⟨
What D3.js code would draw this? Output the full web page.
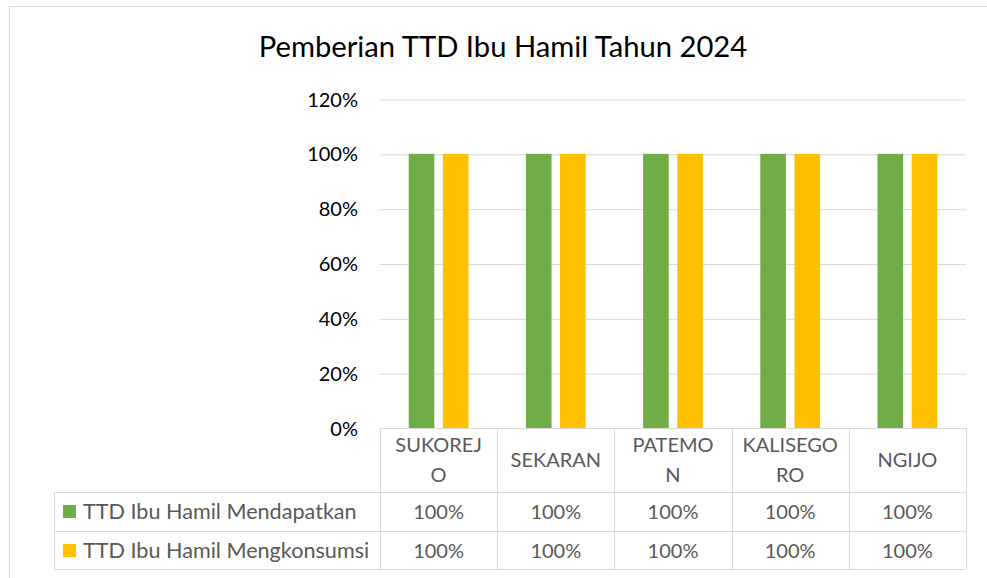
<!DOCTYPE html>
<html>
<head>
<meta charset="utf-8">
<script src="https://cdn.jsdelivr.net/npm/d3@7"></script>
<style>
  body { margin: 0; background: #fff; }
  svg text { font-family: Lato, "Open Sans", sans-serif; }
</style>
</head>
<body>
<div id="chart"></div>
<script>
// data
var categories = ["SUKOREJO", "SEKARAN", "PATEMON", "KALISEGORO", "NGIJO"];
// how the category names wrap inside the table header
var categoryLines = [["SUKOREJ", "O"], ["SEKARAN"], ["PATEMO", "N"], ["KALISEGO", "RO"], ["NGIJO"]];
var seriesNames = ["TTD Ibu Hamil Mendapatkan", "TTD Ibu Hamil Mengkonsumsi"];
var mendapatkan = [1, 1, 1, 1, 1];
var mengkonsumsi = [1, 1, 1, 1, 1];
var yTicks = [0, 0.2, 0.4, 0.6, 0.8, 1.0, 1.2];
var colors = ["#70AD47", "#FFC000"];

var seriesValues = [mendapatkan, mengkonsumsi];
var width = 987, height = 578;
var grid = "#d9d9d9";

var svg = d3.select("#chart").append("svg")
    .attr("width", width)
    .attr("height", height);

// chart border (runs off the picture at right and bottom)
svg.append("rect")
    .attr("x", 9.5).attr("y", 6.5)
    .attr("width", 1000).attr("height", 600)
    .attr("fill", "none")
    .attr("stroke", grid);

// title
svg.append("text")
    .attr("x", 503).attr("y", 57)
    .attr("text-anchor", "middle")
    .style("font-size", "29.2px")
    .style("fill", "#000")
    .text("Pemberian TTD Ibu Hamil Tahun 2024");

// scales
var x0 = d3.scaleBand().domain(categories).range([380, 966]);
var groupW = x0.bandwidth() * 0.51;
var x1 = d3.scaleBand().domain(seriesNames)
    .range([(x0.bandwidth() - groupW) / 2, (x0.bandwidth() + groupW) / 2])
    .paddingInner(0.25);
var y = d3.scaleLinear().domain([0, 1.2]).range([428, 99]);

// gridlines
svg.append("g")
    .attr("transform", "translate(380,0)")
    .call(d3.axisLeft(y).tickValues(yTicks.slice(1)).tickSize(-586).tickFormat(""))
    .call(function(g) {
      g.select(".domain").remove();
      g.selectAll("line").attr("stroke", grid).attr("transform", "translate(0,0.5)");
    });

// y labels
svg.append("g")
    .attr("transform", "translate(358,0)")
    .call(d3.axisLeft(y).tickValues(yTicks).tickSize(0).tickPadding(0).tickFormat(d3.format(".0%")))
    .call(function(g) {
      g.select(".domain").remove();
      g.selectAll("text").style("font-size", "20px").style("fill", "#000").attr("dy", "0.35em");
    });

// bars
var groups = svg.append("g").selectAll("g")
    .data(categories)
    .enter().append("g")
    .attr("transform", function(d) { return "translate(" + x0(d) + ",0)"; });

groups.selectAll("rect")
    .data(function(d, i) {
      return seriesNames.map(function(s, j) { return { s: s, v: seriesValues[j][i], c: colors[j] }; });
    })
    .enter().append("rect")
    .attr("x", function(d) { return x1(d.s); })
    .attr("width", x1.bandwidth())
    .attr("y", function(d) { return y(d.v); })
    .attr("height", function(d) { return y(0) - y(d.v); })
    .attr("fill", function(d) { return d.c; });

// data table
var rowTop = [492, 531];
var rowBottom = 569;
var tbl = svg.append("g").attr("stroke", grid).attr("stroke-width", 1);

tbl.append("line").attr("x1", 380).attr("x2", 966).attr("y1", y(0) + 0.5).attr("y2", y(0) + 0.5);
rowTop.concat([rowBottom]).forEach(function(yy) {
  tbl.append("line").attr("x1", 54).attr("x2", 966).attr("y1", yy + 0.5).attr("y2", yy + 0.5);
});
tbl.append("line").attr("x1", 54.5).attr("x2", 54.5).attr("y1", 492).attr("y2", rowBottom);
categories.forEach(function(c) {
  var xx = Math.round(x0(c)) + 0.5;
  tbl.append("line").attr("x1", xx).attr("x2", xx).attr("y1", y(0)).attr("y2", rowBottom);
});
tbl.append("line").attr("x1", 966.5).attr("x2", 966.5).attr("y1", y(0)).attr("y2", rowBottom);

// category header
categories.forEach(function(c, i) {
  var lines = categoryLines[i];
  var cy = 460 - (lines.length - 1) * 15;
  lines.forEach(function(l, k) {
    svg.append("text")
      .attr("x", x0(c) + x0.bandwidth() / 2)
      .attr("y", cy + k * 30)
      .attr("dy", "0.35em")
      .attr("text-anchor", "middle")
      .style("font-size", "20px")
      .style("fill", "#595959")
      .text(l);
  });
});

// legend column + values
seriesNames.forEach(function(s, j) {
  var cy = rowTop[j] + 19.5;
  svg.append("rect")
    .attr("x", 63).attr("y", cy - 6.5)
    .attr("width", 13).attr("height", 13)
    .attr("fill", colors[j]);
  svg.append("text")
    .attr("x", 83).attr("y", cy).attr("dy", "0.35em")
    .style("font-size", "21.6px")
    .style("fill", "#595959")
    .text(s);
  categories.forEach(function(c, i) {
    svg.append("text")
      .attr("x", x0(c) + x0.bandwidth() / 2)
      .attr("y", cy).attr("dy", "0.35em")
      .attr("text-anchor", "middle")
      .style("font-size", "20px")
      .style("fill", "#595959")
      .text(d3.format(".0%")(seriesValues[j][i]));
  });
});
</script>
</body>
</html>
⟩
JOB: Output an exact copy of the material, with the pictures removed.

EXPECTED ANSWER:
What D3.js code would draw this? Output the full web page.
<!DOCTYPE html>
<html>
<head>
<meta charset="utf-8">
<script src="https://cdn.jsdelivr.net/npm/d3@7"></script>
<style>
  body { margin: 0; background: #fff; }
  svg text { font-family: Lato, "Open Sans", sans-serif; }
</style>
</head>
<body>
<div id="chart"></div>
<script>
// data
var categories = ["SUKOREJO", "SEKARAN", "PATEMON", "KALISEGORO", "NGIJO"];
// how the category names wrap inside the table header
var categoryLines = [["SUKOREJ", "O"], ["SEKARAN"], ["PATEMO", "N"], ["KALISEGO", "RO"], ["NGIJO"]];
var seriesNames = ["TTD Ibu Hamil Mendapatkan", "TTD Ibu Hamil Mengkonsumsi"];
var mendapatkan = [1, 1, 1, 1, 1];
var mengkonsumsi = [1, 1, 1, 1, 1];
var yTicks = [0, 0.2, 0.4, 0.6, 0.8, 1.0, 1.2];
var colors = ["#70AD47", "#FFC000"];

var seriesValues = [mendapatkan, mengkonsumsi];
var width = 987, height = 578;
var grid = "#d9d9d9";

var svg = d3.select("#chart").append("svg")
    .attr("width", width)
    .attr("height", height);

// chart border (runs off the picture at right and bottom)
svg.append("rect")
    .attr("x", 9.5).attr("y", 6.5)
    .attr("width", 1000).attr("height", 600)
    .attr("fill", "none")
    .attr("stroke", grid);

// title
svg.append("text")
    .attr("x", 503).attr("y", 57)
    .attr("text-anchor", "middle")
    .style("font-size", "29.2px")
    .style("fill", "#000")
    .text("Pemberian TTD Ibu Hamil Tahun 2024");

// scales
var x0 = d3.scaleBand().domain(categories).range([380, 966]);
var groupW = x0.bandwidth() * 0.51;
var x1 = d3.scaleBand().domain(seriesNames)
    .range([(x0.bandwidth() - groupW) / 2, (x0.bandwidth() + groupW) / 2])
    .paddingInner(0.25);
var y = d3.scaleLinear().domain([0, 1.2]).range([428, 99]);

// gridlines
svg.append("g")
    .attr("transform", "translate(380,0)")
    .call(d3.axisLeft(y).tickValues(yTicks.slice(1)).tickSize(-586).tickFormat(""))
    .call(function(g) {
      g.select(".domain").remove();
      g.selectAll("line").attr("stroke", grid).attr("transform", "translate(0,0.5)");
    });

// y labels
svg.append("g")
    .attr("transform", "translate(358,0)")
    .call(d3.axisLeft(y).tickValues(yTicks).tickSize(0).tickPadding(0).tickFormat(d3.format(".0%")))
    .call(function(g) {
      g.select(".domain").remove();
      g.selectAll("text").style("font-size", "20px").style("fill", "#000").attr("dy", "0.35em");
    });

// bars
var groups = svg.append("g").selectAll("g")
    .data(categories)
    .enter().append("g")
    .attr("transform", function(d) { return "translate(" + x0(d) + ",0)"; });

groups.selectAll("rect")
    .data(function(d, i) {
      return seriesNames.map(function(s, j) { return { s: s, v: seriesValues[j][i], c: colors[j] }; });
    })
    .enter().append("rect")
    .attr("x", function(d) { return x1(d.s); })
    .attr("width", x1.bandwidth())
    .attr("y", function(d) { return y(d.v); })
    .attr("height", function(d) { return y(0) - y(d.v); })
    .attr("fill", function(d) { return d.c; });

// data table
var rowTop = [492, 531];
var rowBottom = 569;
var tbl = svg.append("g").attr("stroke", grid).attr("stroke-width", 1);

tbl.append("line").attr("x1", 380).attr("x2", 966).attr("y1", y(0) + 0.5).attr("y2", y(0) + 0.5);
rowTop.concat([rowBottom]).forEach(function(yy) {
  tbl.append("line").attr("x1", 54).attr("x2", 966).attr("y1", yy + 0.5).attr("y2", yy + 0.5);
});
tbl.append("line").attr("x1", 54.5).attr("x2", 54.5).attr("y1", 492).attr("y2", rowBottom);
categories.forEach(function(c) {
  var xx = Math.round(x0(c)) + 0.5;
  tbl.append("line").attr("x1", xx).attr("x2", xx).attr("y1", y(0)).attr("y2", rowBottom);
});
tbl.append("line").attr("x1", 966.5).attr("x2", 966.5).attr("y1", y(0)).attr("y2", rowBottom);

// category header
categories.forEach(function(c, i) {
  var lines = categoryLines[i];
  var cy = 460 - (lines.length - 1) * 15;
  lines.forEach(function(l, k) {
    svg.append("text")
      .attr("x", x0(c) + x0.bandwidth() / 2)
      .attr("y", cy + k * 30)
      .attr("dy", "0.35em")
      .attr("text-anchor", "middle")
      .style("font-size", "20px")
      .style("fill", "#595959")
      .text(l);
  });
});

// legend column + values
seriesNames.forEach(function(s, j) {
  var cy = rowTop[j] + 19.5;
  svg.append("rect")
    .attr("x", 63).attr("y", cy - 6.5)
    .attr("width", 13).attr("height", 13)
    .attr("fill", colors[j]);
  svg.append("text")
    .attr("x", 83).attr("y", cy).attr("dy", "0.35em")
    .style("font-size", "21.6px")
    .style("fill", "#595959")
    .text(s);
  categories.forEach(function(c, i) {
    svg.append("text")
      .attr("x", x0(c) + x0.bandwidth() / 2)
      .attr("y", cy).attr("dy", "0.35em")
      .attr("text-anchor", "middle")
      .style("font-size", "20px")
      .style("fill", "#595959")
      .text(d3.format(".0%")(seriesValues[j][i]));
  });
});
</script>
</body>
</html>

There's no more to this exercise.